Texas Supreme Court Clarifies Requirements for Arbitration Agreements: Arbitrability of Class Claims is an Issue for Courts to Decide Unless the Arbitration Agreement Clearly Provides Otherwise
Reversing a fifteen-year precedent, on November 22, 2019, the Texas Supreme Court held that courts, and not arbitrators, should decide whether class claims are arbitrable unless the parties have unambiguously agreed otherwise.
In Robinson v. Home Owners Management Enterprises, Inc., the plaintiffs sought to pursue claims on behalf of a putative class in an arbitration where the plaintiffs already prevailed on their individual claims. The defendants filed a motion with the trial court arguing that (1) the arbitration agreement did not authorize class arbitration, and (2) only the court could make that determination. Both the trial and appellate courts agreed with the defendants, and the Texas Supreme Court granted the plaintiffs' petition for review.
In its opinion, the Court acknowledged that in 2004 it had relied on a plurality opinion in Green Tree Financial Co. v. Bazzle, 539 U.S. 444 (2003), as holding “that the arbitrator has the power to rule on class certification issues when the contract commits all disputes arising out of the agreement to the arbitrator.” Robinson, 2019 WL 6223128, at *5 (citing In re Wood, 140 S.W.3d 367, 368–69 & n.1 (Tex. 2004)). But subsequent United States Supreme Court opinions had clarified that “whether the availability of class arbitration is a question of arbitrability” remained an open question. Id. at *7 (quoting Oxford Health Plans LLC v. Sutter, 569 U.S. 564, 569 n.2 (2013)). Additionally, every federal circuit that addressed the question following those clarifications “has concluded that class arbitrability is for the courts to determine as a gateway matter absent clear and unmistakable language delegating arbitrability matters to the arbitrator.” Id.
The Texas Supreme Court noted that those circuit court decisions were largely animated by two persuasive rationales. First, class arbitration entails contract-formation issues, as it requires determining whether presently binding arbitration agreements exist as to each class member. Second, class arbitration is so obviously, structurally, and fundamentally different from bilateral arbitration that an agreement to class arbitration cannot be inferred from an agreement to bilateral arbitration. The Court therefore reversed its prior precedent and held: “arbitrability of class claims is presumptively for the court, but ultimately depends on what the parties’ contract says about the matter.” Id. at *9.

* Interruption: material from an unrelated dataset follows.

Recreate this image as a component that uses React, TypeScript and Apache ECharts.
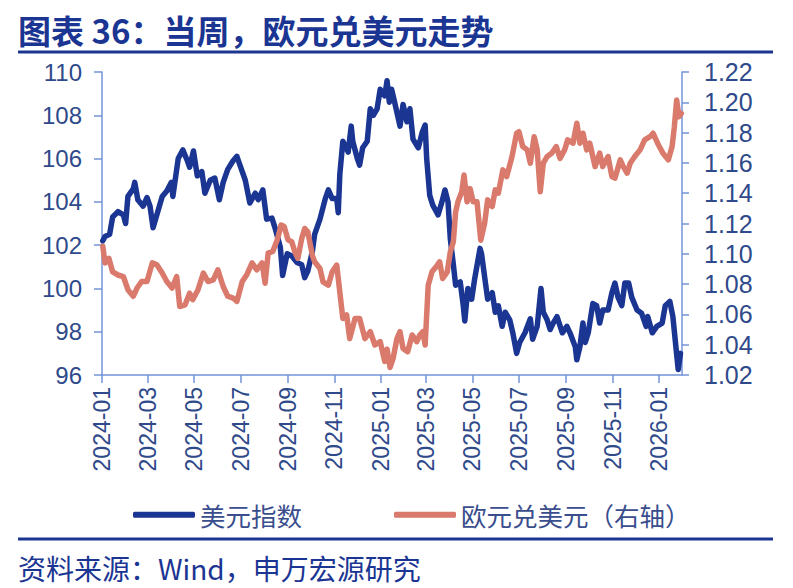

To overcome that presumption, parties must clearly and unmistakably delegate arbitrability determinations to the arbitrator. Although “[m]agic words are not necessarily required” to do so, silence cannot speak “with unmistakable clarity.” Id. at *11 (quoting Jody James Farms, JV v. Altman Grp., Inc., 547 S.W.3d 624, 632 (Tex. 2018)). Because the plaintiffs’ arbitration agreement was silent “about ‘who decides’ arbitrability questions,” the Court held that their class-claim arbitrability was a matter for the courts. Id.
The Court next addressed whether there was any basis to refer the class claims against the defendants to arbitration, concluding that there was not. It reasoned that the parties’ bilateral arbitration agreement—which made no reference to class claims—could not give rise to an inference that the parties agreed to class arbitration given the “‘crucial differences’ between individual and class arbitration.” Id. at *12 (quoting Lamps Plus, Inc. v. Varela, 139 S. Ct. 1407, 1419 (2019)).
In light of the Texas Supreme Court’s decision in Robinson, parties who prefer arbitrability questions and class claims to be decided in front of an arbitrator, rather than a Texas court, should draft arbitration agreements to explicitly empower the arbitrator to adjudicate those issues—silence or ambiguity will not suffice.